I went through VIRTUS two years ago before coaching my son’s fourth-grade basketball team, and which my wife went through this year to teach first-grade CCD (stands for Confraternity of Catholic Doctrine — I had to look that up). I haven’t coached in a Catholic environment since then — the end of that year, we transferred our kids from Catholic to public school — but I still get emails updating me to online training, which I have to keep up with in case I ever do. The latest one came today, which I why I’m writing about VIRTUS now.

The major unvirtuous, if that’s a word, cloud over VIRTUS training is that it was designed by the National Catholic Risk Retention Group — the ones who provide the church insurance to cover costs associated with those pesky priest-molestation lawsuits. Like any corporate lawsuit prevention training, it focuses as much on how not to get in trouble as it does helping the actual, you know, children. It talks about ways to prevent yourself from being falsely accused. And when you go for your two-hour training, one of your first thoughts — well, it certainly was mine — was, why are we here? As I recall, it was clergy that was the problem, not the fourth-grade basketball coaches.

After two hours in the auditorium-like, tiled basement of St. Bede the Venerable in Chicago’s Scottsdale neighborhood, my feelings changed from cynicism to sadness. As easy as it is to joke about diddling priests, it was heartbreaking to the depths to which people have beens shaken by the scandal.

I don’t mean that they are questioning themselves as being Catholics, or that they are even sympathetic to the criticisms lobbied at the church. Predictably, some groused the media was making too big a deal out of it. Particularly in Chicago, and particularly on the south side of it, Catholicism is deeply ingrained culture, not merely a place to go on Sundays and worship without ever taking off your coat. Being told not to be alone around a parish child, not to give anyone a ride home who isn’t your own kid, not to leave a kid with a priest until the parents arrived — whatever the sound, ass-covering reasons, for these hardcore, lifelong Catholics, this was like being told that we are not friends anymore. The best (and sometimes worst) thing about life inside a Catholic parish is its intense sense of community, and the message of VIRTUS training was that you no longer could trust anyone.

As you might have gathered, I am not a lifelong southside Chicago Catholic. I was baptized Catholic so my then-nonreligious parents could get me into a Catholic school, and I was later confirmed as an Episcopalian. Before I got married to my wife — a lifelong southside Chicago Catholic — I had priests in two different archdioceses trying to figure out what I was. When I gave the priest my baptismal certificate, he saw that I was four years old when I was baptized and asked me, “This is REAL certificate?” I had no idea passing fake baptismal IDs was such a problem.

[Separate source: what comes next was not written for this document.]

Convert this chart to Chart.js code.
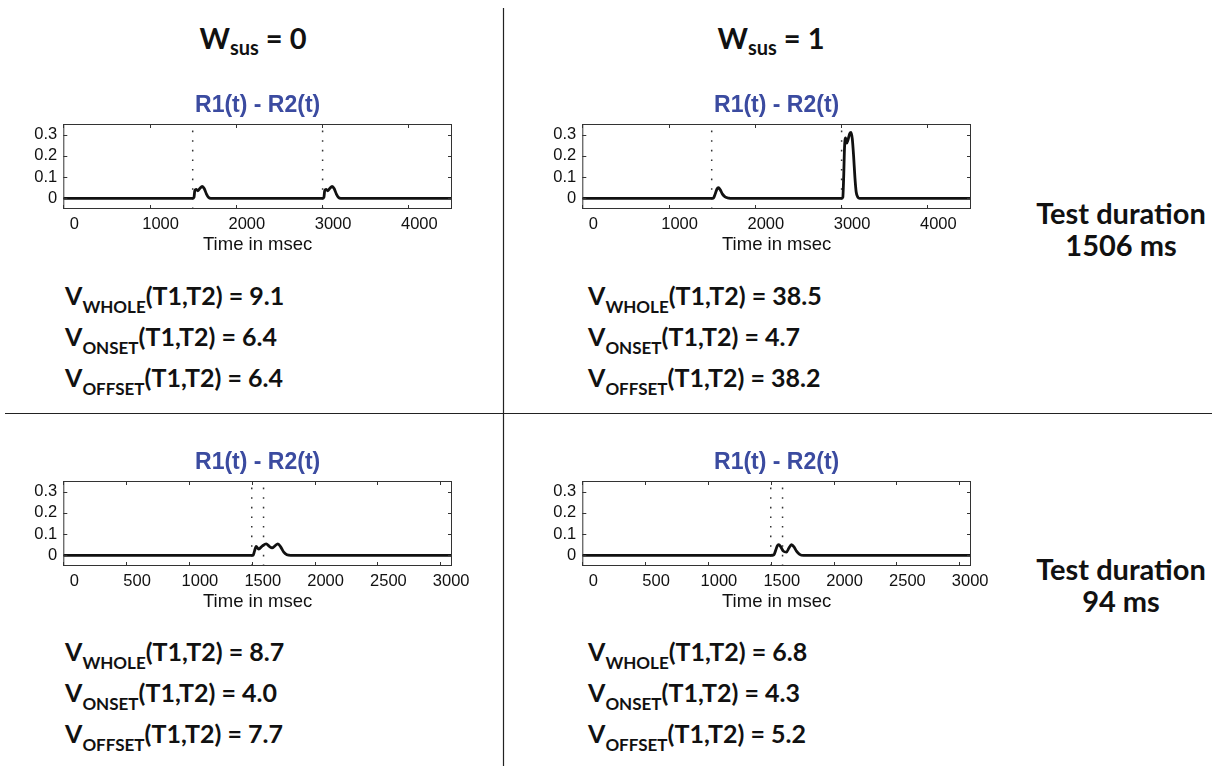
<!DOCTYPE html>
<html>
<head>
<meta charset="utf-8">
<script src="https://cdn.jsdelivr.net/npm/chart.js@4"></script>
<style>
  html, body { margin: 0; padding: 0; background: #fff; }
  #page { position: relative; width: 1212px; height: 766px; overflow: hidden; }
  svg.overlay { position: absolute; left: 0; top: 0; }
  .panel { position: absolute; }
  .hdr { font-family: Lato, "Open Sans", sans-serif; font-weight: 700; font-size: 29px; fill: #111; }
  .hdr .sub { font-size: 20px; }
  .v { font-family: Lato, "Open Sans", sans-serif; font-weight: 700; font-size: 25px; fill: #111; }
  .v .sub { font-size: 17px; }
  .dur { font-family: Lato, "Open Sans", sans-serif; font-weight: 700; font-size: 29px; fill: #111; }
</style>
</head>
<body>
<div id="page">
<svg class="overlay" width="1212" height="766">
  <line x1="503.5" y1="8" x2="503.5" y2="766" stroke="#222" stroke-width="1.2"/>
  <line x1="5" y1="413.5" x2="1212" y2="413.5" stroke="#222" stroke-width="1.2"/>

  <text class="hdr" x="253" y="49" text-anchor="middle">W<tspan class="sub" dy="6">sus</tspan><tspan dy="-6"> = 0</tspan></text>
  <text class="hdr" x="771" y="49" text-anchor="middle">W<tspan class="sub" dy="6">sus</tspan><tspan dy="-6"> = 1</tspan></text>

  <text class="dur" x="1121" y="224" text-anchor="middle">Test duration</text>
  <text class="dur" x="1121" y="256" text-anchor="middle">1506 ms</text>
  <text class="dur" x="1121" y="580" text-anchor="middle">Test duration</text>
  <text class="dur" x="1121" y="612" text-anchor="middle">94 ms</text>

  <text class="v" x="65" y="305">V<tspan class="sub" dy="8">WHOLE</tspan><tspan dy="-8">(T1,T2) = 9.1</tspan></text>
  <text class="v" x="65" y="346">V<tspan class="sub" dy="8">ONSET</tspan><tspan dy="-8">(T1,T2) = 6.4</tspan></text>
  <text class="v" x="65" y="387">V<tspan class="sub" dy="8">OFFSET</tspan><tspan dy="-8">(T1,T2) = 6.4</tspan></text>

  <text class="v" x="588" y="305">V<tspan class="sub" dy="8">WHOLE</tspan><tspan dy="-8">(T1,T2) = 38.5</tspan></text>
  <text class="v" x="588" y="346">V<tspan class="sub" dy="8">ONSET</tspan><tspan dy="-8">(T1,T2) = 4.7</tspan></text>
  <text class="v" x="588" y="387">V<tspan class="sub" dy="8">OFFSET</tspan><tspan dy="-8">(T1,T2) = 38.2</tspan></text>

  <text class="v" x="65" y="661">V<tspan class="sub" dy="8">WHOLE</tspan><tspan dy="-8">(T1,T2) = 8.7</tspan></text>
  <text class="v" x="65" y="702">V<tspan class="sub" dy="8">ONSET</tspan><tspan dy="-8">(T1,T2) = 4.0</tspan></text>
  <text class="v" x="65" y="743">V<tspan class="sub" dy="8">OFFSET</tspan><tspan dy="-8">(T1,T2) = 7.7</tspan></text>

  <text class="v" x="588" y="661">V<tspan class="sub" dy="8">WHOLE</tspan><tspan dy="-8">(T1,T2) = 6.8</tspan></text>
  <text class="v" x="588" y="702">V<tspan class="sub" dy="8">ONSET</tspan><tspan dy="-8">(T1,T2) = 4.3</tspan></text>
  <text class="v" x="588" y="743">V<tspan class="sub" dy="8">OFFSET</tspan><tspan dy="-8">(T1,T2) = 5.2</tspan></text>
</svg>
<div class="panel" style="left:0px;top:85px"><canvas id="c1" width="500" height="175"></canvas></div>
<div class="panel" style="left:519px;top:85px"><canvas id="c2" width="500" height="175"></canvas></div>
<div class="panel" style="left:0px;top:442px"><canvas id="c3" width="500" height="175"></canvas></div>
<div class="panel" style="left:519px;top:442px"><canvas id="c4" width="500" height="175"></canvas></div>
</div>

<script>
// Tick labels
const longTicks = [0, 1000, 2000, 3000, 4000];
const shortTicks = [0, 500, 1000, 1500, 2000, 2500, 3000];
const yTicks = [0, 0.1, 0.2, 0.3];
const longEnd = 4506;  // 1500 + 1506 + 1500
const shortEnd = 3094; // 1500 + 94 + 1500

// W_sus = 0, test 1506 ms
const t1 = [0, 1500, 1515, 1525, 1540, 1560, 1585, 1610, 1635, 1660, 1685, 1710,
            3006, 3021, 3031, 3046, 3066, 3091, 3116, 3141, 3166, 3191, 3216, 4506];
const r1 = [0, 0, 0.005, 0.038, 0.042, 0.036, 0.048, 0.056, 0.045, 0.02, 0.004, 0,
            0, 0.005, 0.038, 0.042, 0.036, 0.048, 0.056, 0.045, 0.02, 0.004, 0, 0];
const m1 = [1500, 3006];

// W_sus = 1, test 1506 ms
const t2 = [0, 1510, 1522, 1540, 1560, 1578, 1600, 1625, 1655, 1700, 1730,
            3006, 3020, 3030, 3040, 3052, 3066, 3080, 3100, 3115, 3130, 3145, 3160, 3175, 3195, 3215, 4506];
const r2 = [0, 0, 0.002, 0.02, 0.043, 0.05, 0.04, 0.02, 0.007, 0.001, 0,
            0, 0.005, 0.1, 0.24, 0.285, 0.26, 0.275, 0.305, 0.31, 0.28, 0.2, 0.1, 0.03, 0.005, 0, 0];
const m2 = [1500, 3006];

// W_sus = 0, test 94 ms
const t3 = [0, 1510, 1522, 1535, 1555, 1585, 1615, 1640, 1662, 1685, 1708, 1730, 1755, 1780, 1810, 3094];
const r3 = [0, 0, 0.02, 0.042, 0.03, 0.045, 0.054, 0.042, 0.035, 0.045, 0.054, 0.04, 0.015, 0.003, 0, 0];
const m3 = [1500, 1594];

// W_sus = 1, test 94 ms
const t4 = [0, 1500, 1525, 1540, 1552, 1563, 1580, 1600, 1625, 1645, 1665, 1685, 1705, 1730, 1760, 3094];
const r4 = [0, 0, 0.003, 0.025, 0.045, 0.05, 0.04, 0.02, 0.015, 0.035, 0.05, 0.04, 0.02, 0.005, 0, 0];
const m4 = [1500, 1594];

const tickFont = { family: "'Liberation Sans', Arial, sans-serif", size: 16.5 };

// MATLAB style frame with inward ticks on all four sides
const matlabBox = {
    id: "matlabBox",
    afterDatasetsDraw(chart) {
        const { ctx, chartArea: a, scales } = chart;
        ctx.save();
        ctx.strokeStyle = "#333";
        ctx.lineWidth = 1;
        ctx.strokeRect(a.left + 0.5, a.top + 0.5, a.right - a.left - 1, a.bottom - a.top - 1);
        ctx.beginPath();
        scales.x.ticks.forEach(t => {
            const px = Math.round(scales.x.getPixelForValue(t.value)) + 0.5;
            ctx.moveTo(px, a.bottom); ctx.lineTo(px, a.bottom - 4);
            ctx.moveTo(px, a.top); ctx.lineTo(px, a.top + 4);
        });
        scales.y.ticks.forEach(t => {
            const py = Math.round(scales.y.getPixelForValue(t.value)) + 0.5;
            ctx.moveTo(a.left, py); ctx.lineTo(a.left + 4, py);
            ctx.moveTo(a.right, py); ctx.lineTo(a.right - 4, py);
        });
        ctx.stroke();
        ctx.restore();
    }
};

const makePanel = function (id, times, values, markers, xTicks, xEnd) {
    const datasets = [{
        data: times.map((t, i) => ({ x: t, y: values[i] })),
        borderColor: "#111",
        borderWidth: 2.8,
        pointRadius: 0,
        cubicInterpolationMode: "monotone",
        fill: false,
    }];
    markers.forEach(m => datasets.push({
        data: [{ x: m, y: -0.05 }, { x: m, y: 0.35 }],
        borderColor: "#333",
        borderWidth: 1.5,
        borderDash: [1.6, 8],
        pointRadius: 0,
    }));

    new Chart(document.getElementById(id), {
        type: "line",
        data: { datasets },
        plugins: [matlabBox],
        options: {
            responsive: false,
            animation: false,
            events: [],
            layout: { padding: { left: 0, right: 48, top: 0, bottom: 0 } },
            plugins: {
                legend: { display: false },
                tooltip: { enabled: false },
                title: {
                    display: true,
                    text: "R1(t) - R2(t)",
                    color: "#3b4ba0",
                    font: { family: "'Liberation Sans', Arial, sans-serif", size: 23, weight: "bold" },
                    fullSize: false,
                    padding: { top: 7, bottom: 4.4 },
                },
            },
            scales: {
                x: {
                    type: "linear",
                    min: 0,
                    max: xEnd,
                    afterBuildTicks: s => { s.ticks = xTicks.map(v => ({ value: v })); },
                    afterFit: s => { s.height = 51; },
                    grid: { display: false, drawTicks: false },
                    border: { display: false },
                    ticks: {
                        font: tickFont, color: "#111", padding: 6, labelOffset: 11,
                        maxRotation: 0, autoSkip: false,
                        callback: v => String(v),
                    },
                    title: {
                        display: true, text: "Time in msec", color: "#111",
                        font: { family: "'Liberation Sans', Arial, sans-serif", size: 18.5 },
                        padding: { top: 0, bottom: 4 },
                    },
                },
                y: {
                    min: -0.05,
                    max: 0.35,
                    afterBuildTicks: s => { s.ticks = yTicks.map(v => ({ value: v })); },
                    afterFit: s => { s.width = 63.3; },
                    grid: { display: false, drawTicks: false },
                    border: { display: false },
                    ticks: {
                        font: tickFont, color: "#111", padding: 6,
                        callback: v => (v === 0 ? "0" : v.toFixed(1)),
                    },
                },
            },
        },
    });
};

makePanel("c1", t1, r1, m1, longTicks, longEnd);
makePanel("c2", t2, r2, m2, longTicks, longEnd);
makePanel("c3", t3, r3, m3, shortTicks, shortEnd);
makePanel("c4", t4, r4, m4, shortTicks, shortEnd);
</script>
</body>
</html>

Still, I was sympathetic toward people who whole worldview was being rocked good and hard during VIRTUS training. Here we all were, wanting to do good by coaching or teaching kids, and we were being treated as potential molesters first, eyes and ears to potential molestation by others second, and maybe good-hearted people third. The pastor of St. Bede knew the vibe. He had been installed there, not long after word broke that the Chicago Archdiocese had reached settlements for molestation by priests, including one who had served at St. Bede. Meanwhile, another former St. Bede priest was already in jail. The new priest, who seemed to me a genuinely nice guy, said a few parishioners greeted him by asking, to his face, if he was a child molester, too.

Guarding against child predators isn’t only a Catholic problem or concern, of course. Everywhere I’ve coached, I’ve had to fill out a form for a police background check. There are too many memories of kid-friendly coaches who turned out to be not so friendly. Heck, just run a quick Google News search and you’ll see it still happens, despite all the precautions. That’s why VIRTUS training exists. Yes, it tries to prevent child predators from entering the system or if they do, from getting out of hand. But it also exists to say to parents, don’t sue us — we tried.